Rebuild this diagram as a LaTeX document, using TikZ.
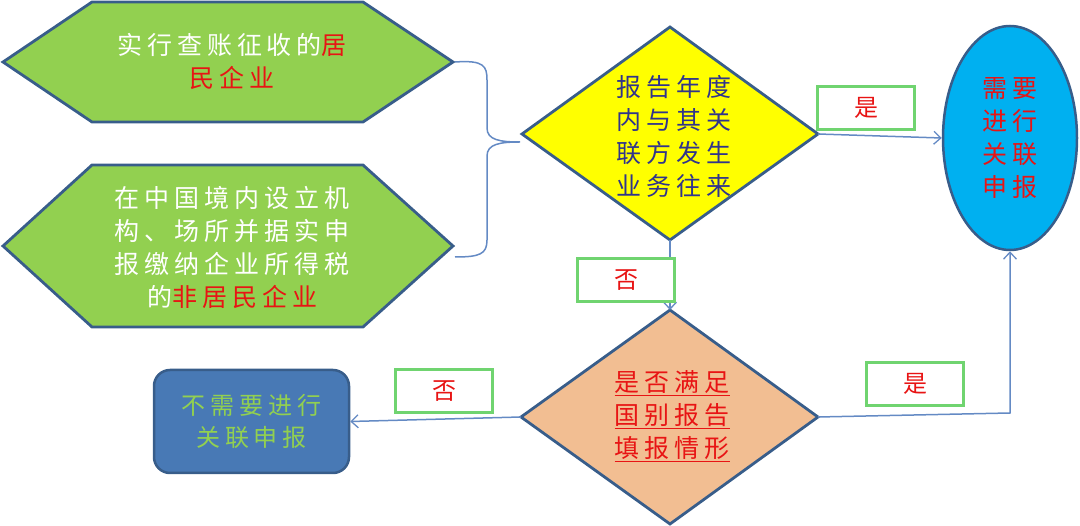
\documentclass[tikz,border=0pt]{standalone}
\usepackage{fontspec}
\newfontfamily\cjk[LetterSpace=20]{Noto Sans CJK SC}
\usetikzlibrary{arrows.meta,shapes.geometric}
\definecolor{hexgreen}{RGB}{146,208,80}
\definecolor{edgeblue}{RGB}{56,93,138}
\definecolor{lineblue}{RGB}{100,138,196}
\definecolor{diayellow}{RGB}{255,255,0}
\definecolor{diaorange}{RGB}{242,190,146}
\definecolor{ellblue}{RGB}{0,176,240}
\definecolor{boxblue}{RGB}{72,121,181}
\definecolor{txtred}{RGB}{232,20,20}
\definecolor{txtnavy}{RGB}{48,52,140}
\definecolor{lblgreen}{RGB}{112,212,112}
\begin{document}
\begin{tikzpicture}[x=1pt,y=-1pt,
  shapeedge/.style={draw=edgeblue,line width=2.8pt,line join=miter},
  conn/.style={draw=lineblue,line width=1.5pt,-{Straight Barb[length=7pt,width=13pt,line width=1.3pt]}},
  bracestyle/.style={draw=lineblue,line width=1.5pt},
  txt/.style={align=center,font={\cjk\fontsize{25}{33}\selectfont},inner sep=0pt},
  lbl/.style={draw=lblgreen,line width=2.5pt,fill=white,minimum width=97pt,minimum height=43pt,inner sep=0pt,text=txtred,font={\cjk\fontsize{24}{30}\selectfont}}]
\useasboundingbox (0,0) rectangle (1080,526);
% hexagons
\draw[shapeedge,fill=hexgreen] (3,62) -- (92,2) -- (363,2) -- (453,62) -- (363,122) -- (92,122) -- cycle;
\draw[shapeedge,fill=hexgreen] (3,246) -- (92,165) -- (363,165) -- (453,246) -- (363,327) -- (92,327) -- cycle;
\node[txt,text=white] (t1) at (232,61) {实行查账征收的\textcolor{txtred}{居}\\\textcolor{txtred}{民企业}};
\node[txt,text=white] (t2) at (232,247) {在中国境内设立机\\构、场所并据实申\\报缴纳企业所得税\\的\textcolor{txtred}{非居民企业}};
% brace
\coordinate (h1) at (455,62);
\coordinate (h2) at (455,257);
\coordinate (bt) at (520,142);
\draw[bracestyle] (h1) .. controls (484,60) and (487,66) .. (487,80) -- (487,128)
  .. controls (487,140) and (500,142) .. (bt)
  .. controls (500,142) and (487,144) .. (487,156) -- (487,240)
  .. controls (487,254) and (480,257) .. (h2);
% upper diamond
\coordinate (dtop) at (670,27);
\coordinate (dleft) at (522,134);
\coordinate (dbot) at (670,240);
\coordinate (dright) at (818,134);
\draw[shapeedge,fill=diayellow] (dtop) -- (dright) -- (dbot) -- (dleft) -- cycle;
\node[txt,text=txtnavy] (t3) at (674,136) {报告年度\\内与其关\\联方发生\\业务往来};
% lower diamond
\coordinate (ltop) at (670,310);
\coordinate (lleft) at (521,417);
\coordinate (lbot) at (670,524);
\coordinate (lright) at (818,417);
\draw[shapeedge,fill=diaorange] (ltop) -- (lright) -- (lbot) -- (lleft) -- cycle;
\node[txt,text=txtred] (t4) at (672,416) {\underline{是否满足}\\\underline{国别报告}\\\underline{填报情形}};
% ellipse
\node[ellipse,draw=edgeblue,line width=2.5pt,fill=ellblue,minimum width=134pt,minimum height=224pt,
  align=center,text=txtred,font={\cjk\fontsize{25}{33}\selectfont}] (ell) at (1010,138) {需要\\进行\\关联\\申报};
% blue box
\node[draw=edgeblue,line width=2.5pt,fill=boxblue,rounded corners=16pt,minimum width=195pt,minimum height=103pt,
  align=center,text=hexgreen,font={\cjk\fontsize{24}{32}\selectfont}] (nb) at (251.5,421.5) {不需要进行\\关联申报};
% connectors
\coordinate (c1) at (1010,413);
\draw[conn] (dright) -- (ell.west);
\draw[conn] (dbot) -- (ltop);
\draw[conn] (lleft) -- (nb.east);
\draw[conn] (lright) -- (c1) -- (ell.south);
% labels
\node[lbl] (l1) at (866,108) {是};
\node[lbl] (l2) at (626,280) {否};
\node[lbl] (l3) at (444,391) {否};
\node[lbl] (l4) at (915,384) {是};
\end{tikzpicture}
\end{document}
========================
**OBJECTIVE**:
Write out each line of the data exactly; the images should be left out.

**EXERCISE OUTPUT**:
Rebuild this diagram as a LaTeX document, using TikZ.
\documentclass[tikz,border=0pt]{standalone}
\usepackage{fontspec}
\newfontfamily\cjk[LetterSpace=20]{Noto Sans CJK SC}
\usetikzlibrary{arrows.meta,shapes.geometric}
\definecolor{hexgreen}{RGB}{146,208,80}
\definecolor{edgeblue}{RGB}{56,93,138}
\definecolor{lineblue}{RGB}{100,138,196}
\definecolor{diayellow}{RGB}{255,255,0}
\definecolor{diaorange}{RGB}{242,190,146}
\definecolor{ellblue}{RGB}{0,176,240}
\definecolor{boxblue}{RGB}{72,121,181}
\definecolor{txtred}{RGB}{232,20,20}
\definecolor{txtnavy}{RGB}{48,52,140}
\definecolor{lblgreen}{RGB}{112,212,112}
\begin{document}
\begin{tikzpicture}[x=1pt,y=-1pt,
  shapeedge/.style={draw=edgeblue,line width=2.8pt,line join=miter},
  conn/.style={draw=lineblue,line width=1.5pt,-{Straight Barb[length=7pt,width=13pt,line width=1.3pt]}},
  bracestyle/.style={draw=lineblue,line width=1.5pt},
  txt/.style={align=center,font={\cjk\fontsize{25}{33}\selectfont},inner sep=0pt},
  lbl/.style={draw=lblgreen,line width=2.5pt,fill=white,minimum width=97pt,minimum height=43pt,inner sep=0pt,text=txtred,font={\cjk\fontsize{24}{30}\selectfont}}]
\useasboundingbox (0,0) rectangle (1080,526);
% hexagons
\draw[shapeedge,fill=hexgreen] (3,62) -- (92,2) -- (363,2) -- (453,62) -- (363,122) -- (92,122) -- cycle;
\draw[shapeedge,fill=hexgreen] (3,246) -- (92,165) -- (363,165) -- (453,246) -- (363,327) -- (92,327) -- cycle;
\node[txt,text=white] (t1) at (232,61) {实行查账征收的\textcolor{txtred}{居}\\\textcolor{txtred}{民企业}};
\node[txt,text=white] (t2) at (232,247) {在中国境内设立机\\构、场所并据实申\\报缴纳企业所得税\\的\textcolor{txtred}{非居民企业}};
% brace
\coordinate (h1) at (455,62);
\coordinate (h2) at (455,257);
\coordinate (bt) at (520,142);
\draw[bracestyle] (h1) .. controls (484,60) and (487,66) .. (487,80) -- (487,128)
  .. controls (487,140) and (500,142) .. (bt)
  .. controls (500,142) and (487,144) .. (487,156) -- (487,240)
  .. controls (487,254) and (480,257) .. (h2);
% upper diamond
\coordinate (dtop) at (670,27);
\coordinate (dleft) at (522,134);
\coordinate (dbot) at (670,240);
\coordinate (dright) at (818,134);
\draw[shapeedge,fill=diayellow] (dtop) -- (dright) -- (dbot) -- (dleft) -- cycle;
\node[txt,text=txtnavy] (t3) at (674,136) {报告年度\\内与其关\\联方发生\\业务往来};
% lower diamond
\coordinate (ltop) at (670,310);
\coordinate (lleft) at (521,417);
\coordinate (lbot) at (670,524);
\coordinate (lright) at (818,417);
\draw[shapeedge,fill=diaorange] (ltop) -- (lright) -- (lbot) -- (lleft) -- cycle;
\node[txt,text=txtred] (t4) at (672,416) {\underline{是否满足}\\\underline{国别报告}\\\underline{填报情形}};
% ellipse
\node[ellipse,draw=edgeblue,line width=2.5pt,fill=ellblue,minimum width=134pt,minimum height=224pt,
  align=center,text=txtred,font={\cjk\fontsize{25}{33}\selectfont}] (ell) at (1010,138) {需要\\进行\\关联\\申报};
% blue box
\node[draw=edgeblue,line width=2.5pt,fill=boxblue,rounded corners=16pt,minimum width=195pt,minimum height=103pt,
  align=center,text=hexgreen,font={\cjk\fontsize{24}{32}\selectfont}] (nb) at (251.5,421.5) {不需要进行\\关联申报};
% connectors
\coordinate (c1) at (1010,413);
\draw[conn] (dright) -- (ell.west);
\draw[conn] (dbot) -- (ltop);
\draw[conn] (lleft) -- (nb.east);
\draw[conn] (lright) -- (c1) -- (ell.south);
% labels
\node[lbl] (l1) at (866,108) {是};
\node[lbl] (l2) at (626,280) {否};
\node[lbl] (l3) at (444,391) {否};
\node[lbl] (l4) at (915,384) {是};
\end{tikzpicture}
\end{document}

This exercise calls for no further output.